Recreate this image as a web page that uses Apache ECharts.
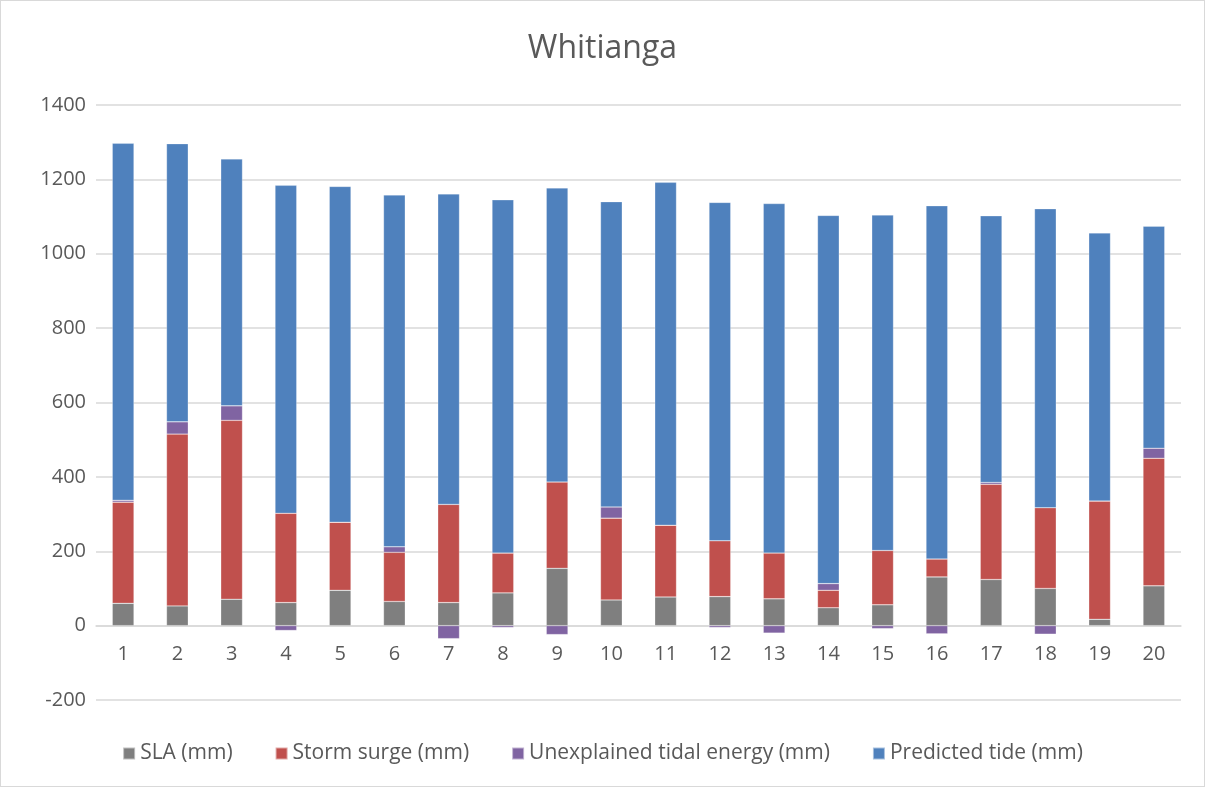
<!DOCTYPE html>
<html>
<head>
<meta charset="utf-8">
<script src="https://cdn.jsdelivr.net/npm/echarts@6/dist/echarts.min.js"></script>
<style>
  html, body { margin: 0; padding: 0; background: #fff; }
  #main { width: 1205px; height: 787px; box-sizing: border-box; border: 1px solid #d9d9d9; }
</style>
</head>
<body>
<div id="main"></div>
<script>
// data
var categories = ['1','2','3','4','5','6','7','8','9','10','11','12','13','14','15','16','17','18','19','20'];
var sla = [60, 53, 71, 62, 95, 65, 62, 88, 154, 69, 77, 78, 72, 48, 56, 131, 124, 100, 17, 107];
var stormSurge = [272, 462, 481, 240, 183, 132, 264, 107, 232, 220, 193, 150, 123, 47, 146, 48, 256, 217, 318, 343];
var unexplained = [5, 33, 39, -13, 0, 15, -35, -5, -24, 30, 0, -5, -20, 18, -8, -22, 5, -23, 0, 27];
var predictedTide = [960, 748, 664, 882, 903, 946, 835, 950, 791, 821, 922, 910, 940, 990, 902, 950, 717, 804, 721, 597];

var myChart = echarts.init(document.getElementById('main'));
var txt = '#595959';
var font = 'Open Sans';

function bar(name, data, color) {
  return {
    name: name,
    type: 'bar',
    stack: 'total',
    barCategoryGap: '60%',
    data: data,
    itemStyle: { color: color, borderColor: 'rgba(255,255,255,0.5)', borderWidth: 0.5 }
  };
}

var option = {
  animation: false,
  title: {
    text: 'Whitianga',
    left: 'center',
    top: 27,
    textStyle: { color: txt, fontSize: 32, fontWeight: 'normal', fontFamily: font }
  },
  legend: {
    bottom: 17,
    left: 'center',
    itemWidth: 12,
    itemHeight: 12,
    itemGap: 42,
    icon: 'rect',
    textStyle: { color: txt, fontSize: 21, fontFamily: font },
    data: ['SLA (mm)', 'Storm surge (mm)', 'Unexplained tidal energy (mm)', 'Predicted tide (mm)']
  },
  grid: { left: 95, right: 23, top: 104, bottom: 86 },
  xAxis: {
    type: 'category',
    data: categories,
    offset: -74.6,
    axisTick: { show: false },
    axisLine: { onZero: false, lineStyle: { color: '#d9d9d9', width: 1.5 } },
    axisLabel: { color: txt, fontSize: 20, fontFamily: font, margin: 19 }
  },
  yAxis: {
    type: 'value',
    min: -200,
    max: 1400,
    interval: 200,
    axisLine: { show: false },
    axisTick: { show: false },
    axisLabel: { color: txt, fontSize: 20, fontFamily: font, margin: 10, formatter: function (v) { return String(v); } },
    splitLine: { lineStyle: { color: '#d9d9d9', width: 1.5 } }
  },
  series: [
    bar('SLA (mm)', sla, '#7f7f7f'),
    bar('Storm surge (mm)', stormSurge, '#c0504d'),
    bar('Unexplained tidal energy (mm)', unexplained, '#8064a2'),
    bar('Predicted tide (mm)', predictedTide, '#4f81bd')
  ]
};
myChart.setOption(option);
</script>
</body>
</html>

- - -

▶ [Description of the task] Copy the material above in full and exactly, skipping pictures.

▶ [Complete answer]
Recreate this image as a web page that uses Apache ECharts.
<!DOCTYPE html>
<html>
<head>
<meta charset="utf-8">
<script src="https://cdn.jsdelivr.net/npm/echarts@6/dist/echarts.min.js"></script>
<style>
  html, body { margin: 0; padding: 0; background: #fff; }
  #main { width: 1205px; height: 787px; box-sizing: border-box; border: 1px solid #d9d9d9; }
</style>
</head>
<body>
<div id="main"></div>
<script>
// data
var categories = ['1','2','3','4','5','6','7','8','9','10','11','12','13','14','15','16','17','18','19','20'];
var sla = [60, 53, 71, 62, 95, 65, 62, 88, 154, 69, 77, 78, 72, 48, 56, 131, 124, 100, 17, 107];
var stormSurge = [272, 462, 481, 240, 183, 132, 264, 107, 232, 220, 193, 150, 123, 47, 146, 48, 256, 217, 318, 343];
var unexplained = [5, 33, 39, -13, 0, 15, -35, -5, -24, 30, 0, -5, -20, 18, -8, -22, 5, -23, 0, 27];
var predictedTide = [960, 748, 664, 882, 903, 946, 835, 950, 791, 821, 922, 910, 940, 990, 902, 950, 717, 804, 721, 597];

var myChart = echarts.init(document.getElementById('main'));
var txt = '#595959';
var font = 'Open Sans';

function bar(name, data, color) {
  return {
    name: name,
    type: 'bar',
    stack: 'total',
    barCategoryGap: '60%',
    data: data,
    itemStyle: { color: color, borderColor: 'rgba(255,255,255,0.5)', borderWidth: 0.5 }
  };
}

var option = {
  animation: false,
  title: {
    text: 'Whitianga',
    left: 'center',
    top: 27,
    textStyle: { color: txt, fontSize: 32, fontWeight: 'normal', fontFamily: font }
  },
  legend: {
    bottom: 17,
    left: 'center',
    itemWidth: 12,
    itemHeight: 12,
    itemGap: 42,
    icon: 'rect',
    textStyle: { color: txt, fontSize: 21, fontFamily: font },
    data: ['SLA (mm)', 'Storm surge (mm)', 'Unexplained tidal energy (mm)', 'Predicted tide (mm)']
  },
  grid: { left: 95, right: 23, top: 104, bottom: 86 },
  xAxis: {
    type: 'category',
    data: categories,
    offset: -74.6,
    axisTick: { show: false },
    axisLine: { onZero: false, lineStyle: { color: '#d9d9d9', width: 1.5 } },
    axisLabel: { color: txt, fontSize: 20, fontFamily: font, margin: 19 }
  },
  yAxis: {
    type: 'value',
    min: -200,
    max: 1400,
    interval: 200,
    axisLine: { show: false },
    axisTick: { show: false },
    axisLabel: { color: txt, fontSize: 20, fontFamily: font, margin: 10, formatter: function (v) { return String(v); } },
    splitLine: { lineStyle: { color: '#d9d9d9', width: 1.5 } }
  },
  series: [
    bar('SLA (mm)', sla, '#7f7f7f'),
    bar('Storm surge (mm)', stormSurge, '#c0504d'),
    bar('Unexplained tidal energy (mm)', unexplained, '#8064a2'),
    bar('Predicted tide (mm)', predictedTide, '#4f81bd')
  ]
};
myChart.setOption(option);
</script>
</body>
</html>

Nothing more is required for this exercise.